The result is paradoxical: a system designed to strengthen industry instead stalls it. Funds accumulate without viable projects, while companies struggle to identify activities that formally qualify as offsets but make strategic sense. This leads directly to what Sperling describes as “innovation‑killing” behaviour. Firms are incentivised to chase offset money by branching into activities far removed from their core competencies—sometimes even building factories or production lines they would never pursue under normal market conditions.
Instead of encouraging competitiveness and specialization, the offset regime pushes companies toward compliance-driven diversification. Activity happens, but value creation does not necessarily follow. The focus shifts from developing world‑class products and technologies to satisfying contractual requirements. Over time, this erodes innovative capacity rather than strengthening it.
The system also creates high barriers for new and emerging companies. Startups and technology firms often do not have direct links to existing defence platforms or traditional supply chains. Because offsets are typically tied to specific systems or forms of industrial production, these companies are effectively excluded.

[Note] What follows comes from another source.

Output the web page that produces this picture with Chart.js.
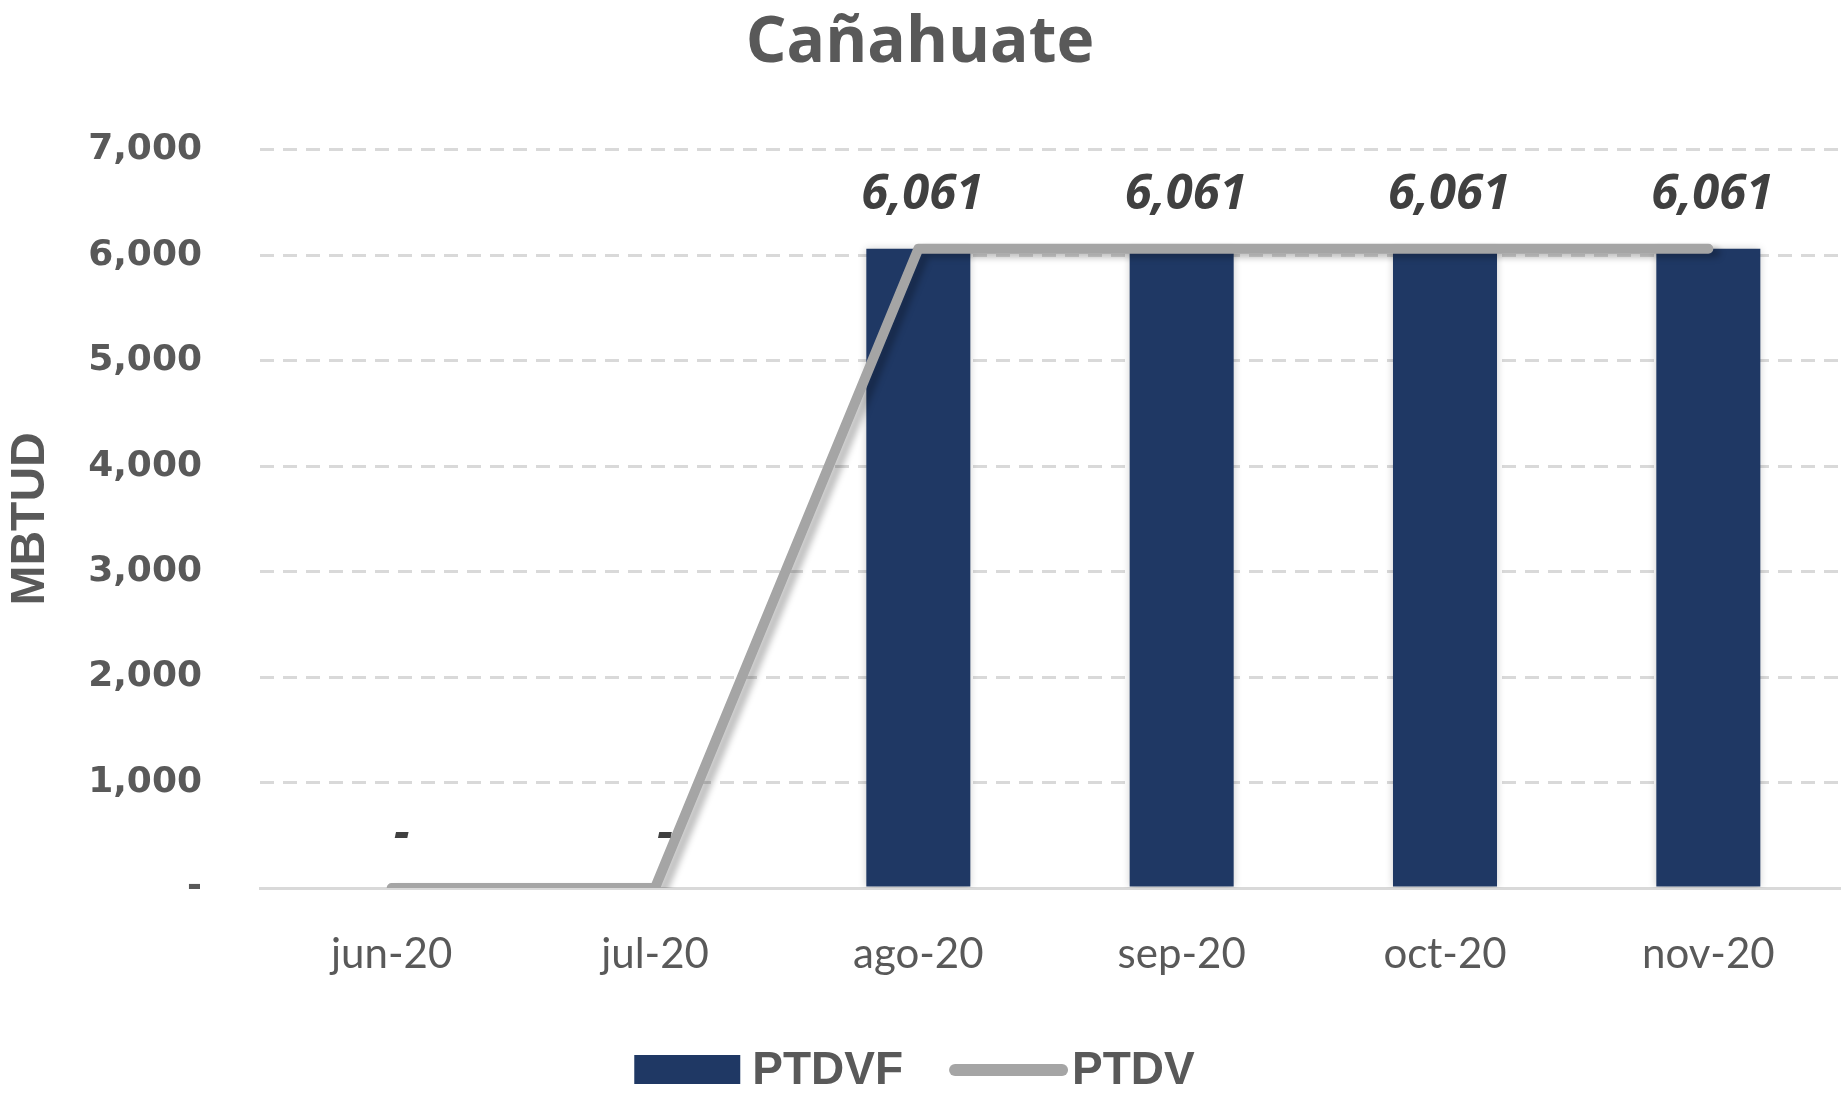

This entrenches incumbent structures and limits the inflow of new ideas, technologies, and business models into the defence sector.
Sperling’s proposed alternative reframes the purpose of offsets altogether. Rather than anchoring them to physical production, he argues they should be convertible into investments in research, development, and startups. This would align offset funding with Denmark’s real strengths: knowledge, software, advanced technology, and innovation ecosystems. Crucially, this is not positioned as a threat to existing industry, but as a way to expand it—creating the foundations of tomorrow’s defence capabilities rather than replicating yesterday’s.
At a deeper level, the debate raises a strategic question: what kind of defence industry does Denmark want to build? If offsets remain tied to industrial forms that do not naturally exist in the Danish economy, they risk reinforcing a hollow structure with no long‑term direction. The money may move eventually, but it will not necessarily build sustainable capability.
The core issue, therefore, is not just how to deploy DKK 23 billion. It is what that capital is meant to achieve. Directed toward research, technology development, and new ventures, offset funds could become a powerful tool for shaping a modern, innovation‑driven defence sector. Left unchanged, the system risks remaining a warehouse of idle capital—rich in resources, poor in impact.